Sehr engagiert und im Sinne des Papstes, der ja eine eindeutige Haltung zu diesem Thema hat. Die Worte, die Franziskus nennt, sind immer: aufnehmen, schützen, integrieren. Und das alles auf Augenhöhe. Der Papst hat ja gesagt, Ihr seid die Protagonisten und Künstler einer Kultur der Begegnung. Ich meine damit nicht Internet-Freundschaften bei Facebook oder Ähnliches, sondern wirklich von Herz zu Herz und auf Augenhöhe.
Ist der Weltjugendtag in Zeiten von Sozialen Netzwerken noch zeitgemäß, wo Selbstdarstellung über allem steht?
Gerade dann, wenn es gelingt, eine Kultur des Zuhörens, des Aufeinandereingehens zu erzeugen, dann ist er im Zeitalter der medialen Oberflächlichkeit ein ganz wichtiges Zeichen. Ich wünsche allen Jugendlichen, dass sie das mitnehmen, dieses dem anderen Zuhören und sich erst dem anderen zu öffnen. Der Oberflächigkeit kann der Weltjugendtag eine Kultur der Begegnung entgegensetzen.
Ihre Äußerung im Rahmen des Youth Hearings, dass die Verwendung von Kondomen nicht grundsätzlich falsch sei, hat für Aufsehen gesorgt. Können Sie das nochmals erläutern?

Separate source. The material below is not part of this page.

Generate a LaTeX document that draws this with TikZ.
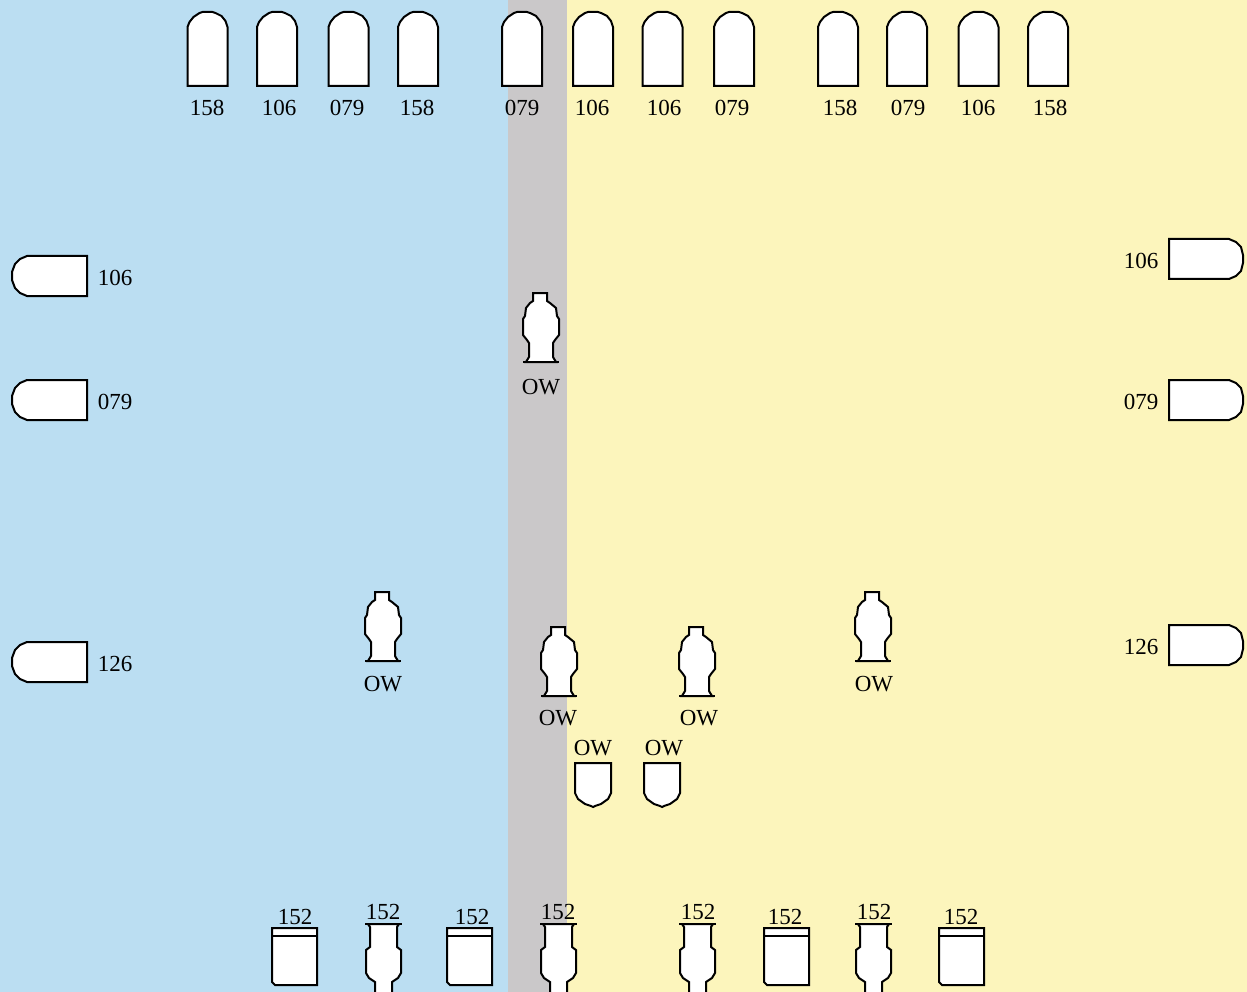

Es besteht aus meiner Sicht die oberflächliche Meinung, die Kirche verbiete immer und unter allen Umständen Kondome. Dabei vergisst man, dass sich diese Debatte über Verhütung eigentlich auf die Sexualität in einer Ehe bezieht, denn das ist für die Kirche der einzig legitime Ort dafür. Wenn sich jemand entscheidet, außerhalb der Ehe sexuell aktiv zu sein und eventuell sogar promiskuitiv, dann entscheidet er sich also gegen die Lehre der Kirche. Und dann soll er angeblich auf Verhütung verzichten. Das wäre absurd. Wenn ich zum Beispiel jemandem begegne, der an Aids erkrankt ist, aber sich entscheidet, weiterhin viele Geschlechtspartner zu haben, dann muss ich ihm doch sagen: Schütze dich und schütze vor allem den anderen. Primär glaubt die Kirche aber, dass Treue in der Ehe und Enthaltsamkeit außerhalb davon der beste Weg ist, um etwa die Ausbreitung von Aids zu verhindern und nicht zuerst Kondome.